Leaving out every picture, retype the lines below from the top through the one that contains "20, 25, 30];".
begin Dataset section
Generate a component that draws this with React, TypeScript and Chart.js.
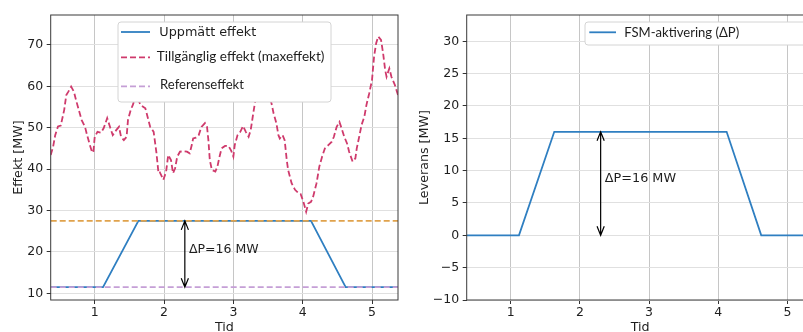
import React, { useEffect, useRef } from "react";
import { Chart, registerables } from "chart.js";

Chart.register(...registerables);

// ---------- data ----------
const X_MIN = 0.365;
const X_MAX = 5.375;
const xTicks = [1, 2, 3, 4, 5];
const leftYTicks = [10, 20, 30, 40, 50, 60, 70];
const rightYTicks = [-10, -5, 0, 5, 10, 15, 20, 25, 30];

const availTime = [
  0.365, 0.4, 0.43, 0.47, 0.51, 0.56, 0.59, 0.62, 0.66, 0.7, 0.73, 0.77, 0.81, 0.86, 0.89, 0.93, 0.96, 0.98,
  1.0, 1.04, 1.09, 1.13, 1.18, 1.22, 1.26, 1.31, 1.35, 1.38, 1.42, 1.46, 1.48, 1.52, 1.55, 1.6, 1.66, 1.73,
  1.8, 1.85, 1.89, 1.92, 1.94, 1.99, 2.03, 2.06, 2.1, 2.13, 2.16, 2.19, 2.23, 2.28, 2.33, 2.37, 2.4, 2.42,
  2.46, 2.5, 2.54, 2.59, 2.62, 2.64, 2.66, 2.69, 2.74, 2.77, 2.8, 2.83, 2.88, 2.93, 2.97, 3.0, 3.02, 3.06,
  3.1, 3.14, 3.18, 3.22, 3.25, 3.28, 3.31, 3.35, 3.4, 3.45, 3.5, 3.55, 3.58, 3.62, 3.65, 3.67, 3.71, 3.74,
  3.77, 3.79, 3.84, 3.89, 3.94, 3.97, 4.01, 4.05, 4.08, 4.12, 4.15, 4.2, 4.24, 4.28, 4.32, 4.37, 4.42, 4.45,
  4.49, 4.53, 4.56, 4.6, 4.64, 4.67, 4.72, 4.76, 4.78, 4.82, 4.85, 4.89, 4.92, 4.96, 5.0, 5.03, 5.06, 5.09,
  5.13, 5.16, 5.19, 5.21, 5.25, 5.28, 5.33, 5.36, 5.375,
];
const availPower = [
  43.4, 45.4, 48.2, 50.3, 50.5, 54.3, 57.9, 58.7, 59.9, 58.7, 56.7, 54.3, 51.9, 50.2, 48.2, 45.8, 44.2, 44.0,
  47.8, 49.0, 48.8, 49.9, 52.3, 50.2, 48.2, 49.4, 50.2, 47.8, 47.0, 47.8, 51.9, 54.3, 55.5, 58.0, 55.5, 54.7,
  50.2, 49.0, 44.0, 39.0, 39.2, 37.4, 39.4, 43.4, 42.2, 39.0, 40.2, 43.0, 44.2, 44.3, 44.2, 43.8, 45.8, 47.4,
  47.6, 48.2, 50.2, 51.1, 50.2, 47.0, 42.2, 39.8, 39.4, 40.6, 43.0, 45.0, 45.6, 45.6, 44.4, 43.0, 45.8, 48.2,
  49.0, 50.4, 49.0, 47.8, 49.4, 52.7, 55.9, 59.0, 61.5, 60.0, 58.5, 55.9, 53.5, 51.1, 48.2, 47.4, 48.2, 47.0,
  42.2, 39.8, 36.6, 35.0, 34.2, 34.0, 32.1, 29.7, 31.7, 32.1, 33.3, 36.6, 40.6, 43.0, 45.0, 45.8, 46.6, 47.8,
  50.2, 51.4, 49.9, 47.8, 46.2, 44.2, 41.8, 42.6, 45.0, 48.2, 50.7, 52.7, 55.5, 58.3, 61.5, 67.2, 70.4, 72.0,
  71.2, 68.0, 63.9, 62.3, 64.3, 62.3, 60.3, 58.7, 57.9,
];

const stepTime = [0.365, 1.12, 1.63, 4.12, 4.62, 5.375];
const measuredPower = [11.5, 11.5, 27.5, 27.5, 11.5, 11.5];
const fsmDelivery = [0, 0, 16, 16, 0, 0];
const referencePower = 11.5;
const maxPower = 27.5;

const deltaLabel = "ΔP=16 MW";
const arrowTime = 2.3;
const deltaLabelTime = 2.36;
const leftDeltaLabelY = 20.6;
const rightDeltaLabelY = 8.7;

// ---------- styles ----------
const BLUE = "#2f7fc1";
const RED = "#cf3a6c";
const ORANGE = "#e0a24c";
const PURPLE = "#c59fd6";
const TEXT = "#1e1e1e";
const DV = "'DejaVu Sans', sans-serif";
const CAL = "Lato, 'Open Sans', sans-serif";

const pts = (xs: number[], ys: number[]) => xs.map((x, i) => ({ x, y: ys[i] }));

function fitSize(ctx: CanvasRenderingContext2D, text: string, family: string, width: number) {
  ctx.font = `14px ${family}`;
  const w = ctx.measureText(text).width;
  return (14 * width) / w;
}

type Row = { dataset: number; sx0: number; sx1: number; sy: number; tx: number; ty: number; family: string; width: number };
type Overlay = {
  arrow: { x: number; y0: number; y1: number; text: string; tx: number; ty: number; fontSize: number };
  legend: { x: number; y: number; w: number; h: number; rows: Row[] };
};

function makeOverlay(ov: Overlay) {
  return {
    id: "overlay",
    afterDraw(chart: any) {
      const { ctx, chartArea: a, scales } = chart;
      const xs = scales.x;
      const ys = scales.y;
      ctx.save();
      // arrow + label
      const ar = ov.arrow;
      const px = xs.getPixelForValue(ar.x);
      const p0 = ys.getPixelForValue(ar.y0);
      const p1 = ys.getPixelForValue(ar.y1);
      ctx.setLineDash([]);
      ctx.strokeStyle = "#000";
      ctx.lineWidth = 1.2;
      ctx.beginPath();
      ctx.moveTo(px, p0);
      ctx.lineTo(px, p1);
      const hl = 9;
      const hw = 3.6;
      ctx.moveTo(px - hw, p1 + hl);
      ctx.lineTo(px, p1);
      ctx.lineTo(px + hw, p1 + hl);
      ctx.moveTo(px - hw, p0 - hl);
      ctx.lineTo(px, p0);
      ctx.lineTo(px + hw, p0 - hl);
      ctx.stroke();
      ctx.fillStyle = TEXT;
      ctx.font = `${ar.fontSize}px ${DV}`;
      ctx.textAlign = "left";
      ctx.textBaseline = "middle";
      ctx.fillText(ar.text, xs.getPixelForValue(ar.tx), ys.getPixelForValue(ar.ty));
      // frame
      ctx.strokeStyle = "#3a3a3a";
      ctx.lineWidth = 1;
      ctx.strokeRect(a.left, a.top, a.right - a.left, a.bottom - a.top);
      // legend box
      const lg = ov.legend;
      const r = 3;
      const x = lg.x, y = lg.y, w = lg.w, h = lg.h;
      ctx.beginPath();
      ctx.moveTo(x + r, y);
      ctx.lineTo(x + w - r, y);
      ctx.quadraticCurveTo(x + w, y, x + w, y + r);
      ctx.lineTo(x + w, y + h - r);
      ctx.quadraticCurveTo(x + w, y + h, x + w - r, y + h);
      ctx.lineTo(x + r, y + h);
      ctx.quadraticCurveTo(x, y + h, x, y + h - r);
      ctx.lineTo(x, y + r);
      ctx.quadraticCurveTo(x, y, x + r, y);
      ctx.closePath();
      ctx.fillStyle = "#ffffff";
      ctx.fill();
      ctx.strokeStyle = "#d4d4d4";
      ctx.lineWidth = 1;
      ctx.stroke();
      for (const row of lg.rows) {
        const ds = chart.data.datasets[row.dataset];
        ctx.beginPath();
        ctx.strokeStyle = ds.borderColor;
        ctx.lineWidth = ds.borderWidth;
        ctx.setLineDash(ds.borderDash || []);
        ctx.moveTo(row.sx0, row.sy);
        ctx.lineTo(row.sx1, row.sy);
        ctx.stroke();
        ctx.setLineDash([]);
        const size = fitSize(ctx, ds.label, row.family, row.width);
        ctx.font = `${size}px ${row.family}`;
        ctx.fillStyle = TEXT;
        ctx.textAlign = "left";
        ctx.textBaseline = "middle";
        ctx.fillText(ds.label, row.tx, row.ty);
      }
      ctx.restore();
    },
  };
}

function xScale(height: number) {
  return {
    type: "linear",
    min: X_MIN,
    max: X_MAX,
    afterBuildTicks: (axis: any) => {
      axis.ticks = xTicks.map((v) => ({ value: v }));
    },
    afterFit: (scale: any) => {
      scale.height = height;
    },
    grid: { color: "#c6c6c6", lineWidth: 1, drawTicks: true, tickLength: 4, tickColor: "#333", tickWidth: 1 },
    border: { display: false },
    ticks: {
      font: { family: DV, size: 12.5 },
      color: TEXT,
      padding: 1,
      maxRotation: 0,
      autoSkip: false,
      callback: (v: any) => String(v),
    },
    title: { display: true, text: "Tid", color: TEXT, font: { family: DV, size: 12.7 }, padding: { top: 0, bottom: 10 } },
  };
}

function yScale(min: number, max: number, ticks: number[], width: number, title: string, titlePad: number) {
  return {
    type: "linear",
    min,
    max,
    afterBuildTicks: (axis: any) => {
      axis.ticks = ticks.map((v) => ({ value: v }));
    },
    afterFit: (scale: any) => {
      scale.width = width;
    },
    grid: { color: "#e0e0e0", lineWidth: 1, drawTicks: true, tickLength: 4, tickColor: "#333", tickWidth: 1 },
    border: { display: false },
    ticks: {
      font: { family: DV, size: 12.5 },
      color: TEXT,
      padding: 3.5,
      autoSkip: false,
      callback: (v: any) => (v < 0 ? "\u2212" + Math.abs(v) : String(v)),
    },
    title: { display: true, text: title, color: TEXT, font: { family: DV, size: 12.7 }, padding: { top: titlePad, bottom: 0 } },
  };
}

const CANVAS_H = 345;

function leftConfig(): any {
  return {
    type: "line",
    data: {
      datasets: [
        { label: "Uppmätt effekt", data: pts(stepTime, measuredPower), borderColor: BLUE, borderWidth: 1.8, pointRadius: 0, order: 2 },
        {
          label: "Tillgänglig effekt (maxeffekt)",
          data: pts(availTime, availPower),
          borderColor: RED,
          borderWidth: 1.8,
          borderDash: [6, 3],
          pointRadius: 0,
          order: 3,
        },
        {
          label: "Referenseffekt",
          data: pts([X_MIN, X_MAX], [referencePower, referencePower]),
          borderColor: PURPLE,
          borderWidth: 1.8,
          borderDash: [6, 3],
          pointRadius: 0,
          order: 0,
        },
        {
          label: "",
          data: pts([X_MIN, X_MAX], [maxPower, maxPower]),
          borderColor: ORANGE,
          borderWidth: 1.8,
          borderDash: [6, 3],
          pointRadius: 0,
          order: 1,
        },
      ],
    },
    options: {
      animation: false,
      responsive: false,
      devicePixelRatio: 1,
      events: [],
      layout: { padding: { left: 0, top: 15, right: 22, bottom: 0 } },
      scales: {
        x: xScale(CANVAS_H - 300),
        y: yScale(8.4, 77.2, leftYTicks, 50.7, "Effekt [MW]", 11.2),
      },
      plugins: { legend: { display: false }, tooltip: { enabled: false } },
    },
    plugins: [
      makeOverlay({
        arrow: { x: arrowTime, y0: referencePower, y1: maxPower, text: deltaLabel, tx: deltaLabelTime, ty: leftDeltaLabelY, fontSize: 12.5 },
        legend: {
          x: 118,
          y: 22,
          w: 213,
          h: 80,
          rows: [
            { dataset: 0, sx0: 121, sx1: 150, sy: 32, tx: 159.3, ty: 32.5, family: DV, width: 97 },
            { dataset: 1, sx0: 121, sx1: 150, sy: 57.3, tx: 156.7, ty: 56.8, family: CAL, width: 168 },
            { dataset: 2, sx0: 121, sx1: 150, sy: 86.3, tx: 160, ty: 85.2, family: CAL, width: 84 },
          ],
        },
      }),
    ],
  };
}

function rightConfig(): any {
  return {
    type: "line",
    data: {
      datasets: [
        { label: "FSM-aktivering (ΔP)", data: pts(stepTime, fsmDelivery), borderColor: BLUE, borderWidth: 1.8, pointRadius: 0 },
      ],
    },
    options: {
      animation: false,
      responsive: false,
      devicePixelRatio: 1,
      events: [],
      layout: { padding: { left: 0, top: 15, right: 16.5, bottom: 0 } },
      scales: {
        x: xScale(CANVAS_H - 300),
        y: yScale(-10, 34.06, rightYTicks, 66.7, "Leverans [MW]", 16.6),
      },
      plugins: { legend: { display: false }, tooltip: { enabled: false } },
    },
    plugins: [
      makeOverlay({
        arrow: { x: arrowTime, y0: 0, y1: 16, text: deltaLabel, tx: deltaLabelTime, ty: rightDeltaLabelY, fontSize: 12.8 },
        legend: {
          x: 185,
          y: 22,
          w: 260,
          h: 23,
          rows: [{ dataset: 0, sx0: 189.3, sx1: 216, sy: 32.3, tx: 224.3, ty: 32.8, family: CAL, width: 115 }],
        },
      }),
    ],
  };
}

function ChartCanvas({ make, left, width }: { make: () => any; left: number; width: number }) {
  const ref = useRef<HTMLCanvasElement>(null);
  useEffect(() => {
    const chart = new Chart(ref.current as HTMLCanvasElement, make());
    return () => chart.destroy();
  }, []);
  return (
    <canvas
      ref={ref}
      width={width}
      height={CANVAS_H}
      style={{ position: "absolute", left, top: 0, width, height: CANVAS_H, display: "block" }}
    />
  );
}

export default function App() {
  return (
    <div style={{ position: "fixed", left: 0, top: 0, width: 803, height: 332, overflow: "hidden", background: "#fff" }}>
      <ChartCanvas make={leftConfig} left={0} width={420} />
      <ChartCanvas make={rightConfig} left={400} width={430} />
    </div>
  );
}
end Dataset section
* [Right answer]
Generate a component that draws this with React, TypeScript and Chart.js.
import React, { useEffect, useRef } from "react";
import { Chart, registerables } from "chart.js";

Chart.register(...registerables);

// ---------- data ----------
const X_MIN = 0.365;
const X_MAX = 5.375;
const xTicks = [1, 2, 3, 4, 5];
const leftYTicks = [10, 20, 30, 40, 50, 60, 70];
const rightYTicks = [-10, -5, 0, 5, 10, 15, 20, 25, 30];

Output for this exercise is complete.